The issue of dust storms has caused serious problems for Iranian citizens so it must be overcome through regional participation, Salajeqeh noted.

There are different methods and various expert opinions in the containing dust hotspots. Therefore, the best methods should be selected and implemented with the exchange of opinions of expert panels, he emphasized.

In the past years, we used petroleum mulches to stabilize the soil on the grounds generating dust, which of course caused environmental damage, but in recent years, with the help of Iranian scientists and knowledge-based companies, several environmentally friendly mulches have been prepared, he explained.

He further announced readiness to take the first operational steps using the experiences of the member countries.

Humadi also for his part announced to support all the decisions made in the meeting because it creates a suitable platform for joint cooperation, highlighting that the regional meeting of environment ministers showed the high importance of environmental issues for senior Iranian officials.

Dust storms and the phenomenon of desertification have harmful effects on the health of the people of the region, but these problems can be controlled through mutual interaction and cooperation, he further stated.

On July 12, Tehran played host to a conference of ministers and officials from 11 countries, aiming to boost cooperation for resolving extant environmental problems, especially sand and dust storms.

Environment ministers of Iraq, Armenia, the United Arab Emirates, Oman, Syria, and Qatar, as well as deputy ministers of Azerbaijan and Turkmenistan along with delegations from Turkey and Uzbekistan, participated in the event which was held with the theme of “Environmental Cooperation for a Better Future.” 

President Ebrahim Raisi had earlier obliged the department of environment to diligently pursue the solution of sand and dust storms through diplomacy and international forums, as well as interaction with neighboring countries.

SDS effects

The SDSs phenomenon has been plaguing the country for several years and has caused problems in many provinces.
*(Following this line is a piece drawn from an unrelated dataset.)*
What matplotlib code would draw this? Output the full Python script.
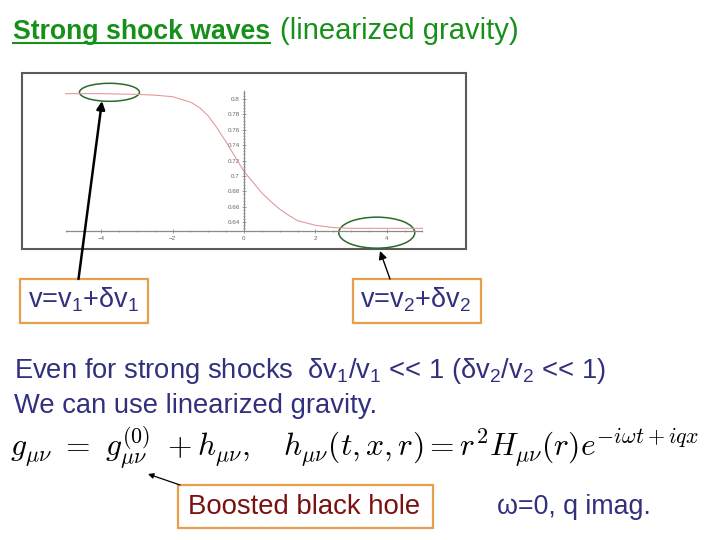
import numpy as np
import matplotlib
matplotlib.use("Agg")
import matplotlib.pyplot as plt
from matplotlib.patches import Ellipse, Rectangle, FancyArrowPatch
from matplotlib.ticker import FixedLocator, FixedFormatter

# ---- data ----
x_vals = [-5, -4, -3, -2.5, -2, -1.5, -1.25, -1, -0.75, -0.5, -0.25, 0,
          0.25, 0.5, 0.75, 1, 1.25, 1.5, 2, 2.5, 3, 4, 5]
v_vals = [0.807, 0.807, 0.806, 0.805, 0.803, 0.796, 0.789, 0.778, 0.762, 0.744, 0.725, 0.706,
          0.692, 0.678, 0.667, 0.657, 0.649, 0.642, 0.636, 0.633, 0.632, 0.632, 0.632]
x_ticks = [-4, -2, 0, 2, 4]
y_ticks = [0.64, 0.66, 0.68, 0.70, 0.72, 0.74, 0.76, 0.78, 0.80]
y_tick_labels = ['0.64', '0.66', '0.68', '0.7', '0.72', '0.74', '0.76', '0.78', '0.8']

NAVY = '#30307e'
ORANGE = '#e6a04c'
GREEN_TITLE = '#17901a'
GREEN_ELL = '#2a6a2a'
DARKRED = '#7a1010'

plt.rcParams['font.family'] = ['Liberation Sans', 'DejaVu Sans']
plt.rcParams['mathtext.fontset'] = 'custom'
plt.rcParams['mathtext.rm'] = 'Liberation Sans'

W, H = 720, 540
fig = plt.figure(figsize=(7.2, 5.4), dpi=100)


def px_axes(l, t, r, b):
    """axes rect from pixel box (top-left origin)"""
    return [l / W, 1 - b / H, (r - l) / W, (b - t) / H]


############################# embedded plot ############################################################################
ax = fig.add_axes(px_axes(22, 73.3, 466, 249.3))
ax.plot(x_vals, v_vals, color='#e39a9a', lw=0.8)
ax.set_xlim(-6.22, 6.22)
ax.set_ylim(0.6048, 0.8334)
for side in ['top', 'right']:
    ax.spines[side].set_visible(False)
ax.spines['left'].set_position(('data', 0))
ax.spines['bottom'].set_position(('data', 0.628))
ax.spines['left'].set_bounds(0.628, 0.810)
ax.spines['bottom'].set_bounds(-5, 5)
for side in ['left', 'bottom']:
    ax.spines[side].set_color('#8a8a8a')
    ax.spines[side].set_linewidth(0.9)
ax.xaxis.set_major_locator(FixedLocator(x_ticks))
ax.xaxis.set_minor_locator(FixedLocator(np.arange(-5, 5.01, 0.5)))
ax.yaxis.set_major_locator(FixedLocator(y_ticks))
ax.yaxis.set_major_formatter(FixedFormatter(y_tick_labels))
ax.yaxis.set_minor_locator(FixedLocator(np.arange(0.632, 0.8101, 0.004)))
ax.tick_params(which='major', direction='inout', length=3, width=0.6, colors='#8a8a8a',
               labelsize=4.5, labelcolor='#666666', pad=1.5)
ax.tick_params(which='minor', direction='inout', length=1.8, width=0.5, colors='#8a8a8a')
ax.add_patch(Rectangle((0, 0), 1, 1, transform=ax.transAxes, fill=False,
                       ec='#5a5a5a', lw=1.5, clip_on=False))
# green ellipses marking the two asymptotic states
ax.add_patch(Ellipse((-3.77, 0.8087), 1.68, 0.0234, fill=False, ec=GREEN_ELL, lw=1.1))
ax.add_patch(Ellipse((3.72, 0.6264), 2.13, 0.0403, fill=False, ec=GREEN_ELL, lw=1.1, clip_on=False))

############################# overlay (pixel coords) ###################################################################
ov = fig.add_axes([0, 0, 1, 1], facecolor='none')
ov.set_xlim(0, W)
ov.set_ylim(H, 0)
ov.axis('off')

# title
t1 = ov.text(13, 39.3, 'Strong shock waves', fontsize=19.2, fontweight='bold',
             color=GREEN_TITLE, va='baseline')
renderer = fig.canvas.get_renderer()
bb = t1.get_window_extent(renderer=renderer)
x_end = bb.x1 * W / fig.bbox.width
ov.plot([13, x_end], [42.7, 42.7], color=GREEN_TITLE, lw=1.5)
ov.text(x_end + 10, 39.3, '(linearized gravity)', fontsize=21, color=GREEN_TITLE, va='baseline')

# boxes with velocities
box_kw = dict(fill=False, ec=ORANGE, lw=1.6)
ov.add_patch(Rectangle((20, 279), 128, 44, **box_kw))
ov.add_patch(Rectangle((353, 279), 128, 44, **box_kw))
ov.text(28, 307, r'v=v$_\mathregular{1}$+δv$_\mathregular{1}$', fontsize=19.5, color=NAVY, va='baseline')
ov.text(360, 307, r'v=v$_\mathregular{2}$+δv$_\mathregular{2}$', fontsize=19.5, color=NAVY, va='baseline')

arrow_kw = dict(arrowstyle='-|>', mutation_scale=12, color='black', shrinkA=0, shrinkB=0)
ov.add_patch(FancyArrowPatch((78.5, 279), (102, 101), lw=1.8, **arrow_kw))
ov.add_patch(FancyArrowPatch((390, 279), (380, 251), lw=1.0, **arrow_kw))

# body text
ov.text(14, 378.3,
        r'Even for strong shocks  δv$_\mathregular{1}$/v$_\mathregular{1}$ << 1 '
        r'(δv$_\mathregular{2}$/v$_\mathregular{2}$ << 1)',
        fontsize=19.7, color=NAVY, va='baseline')
ov.text(14, 413.3, 'We can use linearized gravity.', fontsize=19.7, color=NAVY, va='baseline')

# equation
ov.text(10, 457,
        r'$g_{\mu\nu}\ =\ g^{(0)}_{\mu\nu}\ + h_{\mu\nu},\quad h_{\mu\nu}(t,x,r) = r^2 H_{\mu\nu}(r)e^{-i\omega t+iqx}$',
        fontsize=22.7, color='black', va='baseline', math_fontfamily='cm')

# boosted black hole box
ov.add_patch(Rectangle((178, 485), 255, 43, **box_kw))
ov.text(188, 514, 'Boosted black hole', fontsize=19.8, color=DARKRED, va='baseline')
ov.add_patch(FancyArrowPatch((180, 485), (148, 474), lw=0.9,
                             arrowstyle='-|>', mutation_scale=8, color='black', shrinkA=0, shrinkB=0))
ov.text(497, 514, 'ω=0, q imag.', fontsize=19.3, color=NAVY, va='baseline')

fig.savefig('out.png', dpi=100)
According to experts, natural and human factors are involved in the occurrence and severity of this phenomenon which is mainly caused by excessive consumption of water and drying up reservoirs.

The internal dust sources are estimated at 34.6 million hectares, generating an average amount of 4.22 million tons of dust per year, about 1.460 million hectares are dried wetlands.

Some 4.23 million tons of dust are raised per year, which means the loss of soil fertility will hit the agricultural sector.

All the SDSs sources are not located in Iran, 300 million hectares in the neighboring countries are giving rise to SDSs, which transport dust into Iran. The total dust density is estimated at about 150 million tons.

In fact, the dust is raised from Turkmenistan, Uzbekistan, Afghanistan, and Pakistan in the northeast as well as Iraq, Syria, Saudi Arabia, and Jordan in the south, southwest, and west.

Letizia Rossano, the director of the Asian and Pacific Centre for the Development of Disaster Information Management (APDIM), said in June that Iran is really at forefront of understanding the problem of sand and dust storms as well as dealing with it.

More than 80 percent of the entire populations of Turkmenistan, Pakistan, Uzbekistan, Tajikistan, and the Islamic Republic of Iran are exposed to medium and high levels of poor air quality due to sand and dust storms," she noted.